Self-Determination in Very Small Places and the Ragged Edges of Sovereignty

Saturday, January 4, 2025: 9:30 AM
Riverside Ballroom (Sheraton New York)
Bradley R. Simpson, University of Connecticut
The idea of self-determination in the twentieth century has generated a persistent set of debates over its scope and meaning, as well as a persistent set of critiques, in particular that some places were too small, too backwards, or too primitive to merit self-determination, even if they had this right in principle. Concerns about the alleged dangers that the proliferation of small states posed for international security, and the United Nations itself, crossed all ideological and political lines. They were voiced by long independent and newly independent states, North and South, Socialist and non-Socialist, Communist and anti-Communist.
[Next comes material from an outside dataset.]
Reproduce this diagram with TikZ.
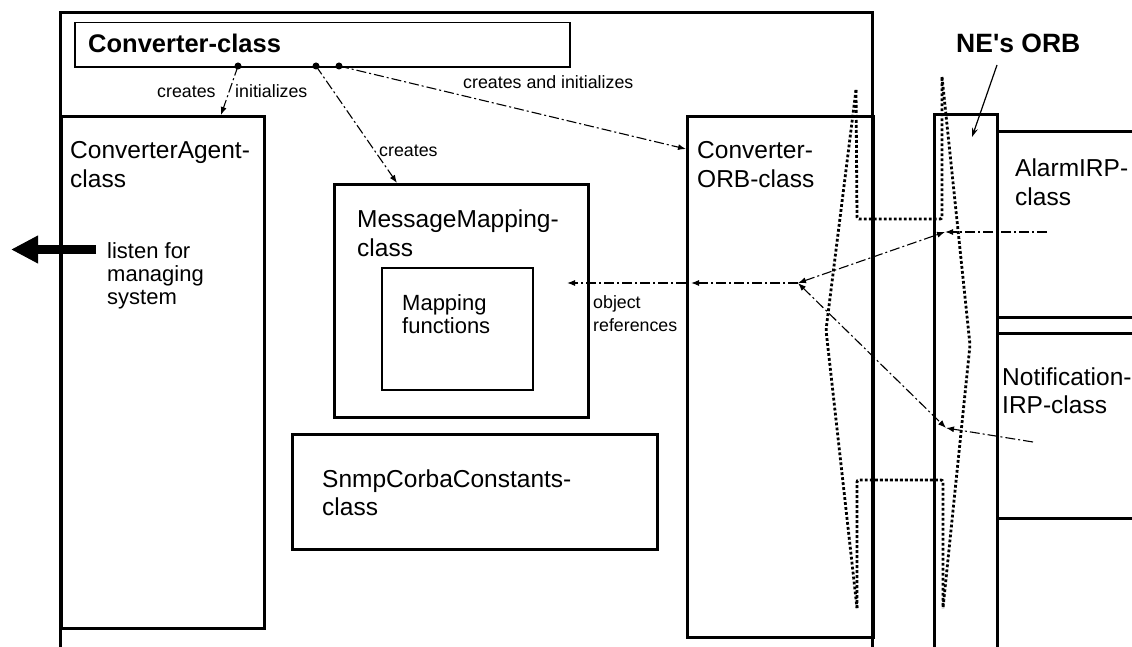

They were also raised by anticolonial and transnational movements, many of which made their own self-determination claims that prompted deep concerns in Western capitals. This paper will examine places that seemed beyond self-determination’s reach: US military bases in the Pacific and other tiny territories, nationalist movements among non-state peoples such as the Kurds, and large but sparsely populated places like Spanish Sahara. These marginal places challenge the widespread assertion that the independent nation-state was everywhere the goal of the decolonization process. It was not. Collectively, these places and movements helped to inscribe the boundaries of sovereignty in the international system in ways that profoundly affected the lives of millions of people, and at a time when self-determination’s legitimacy was at its height.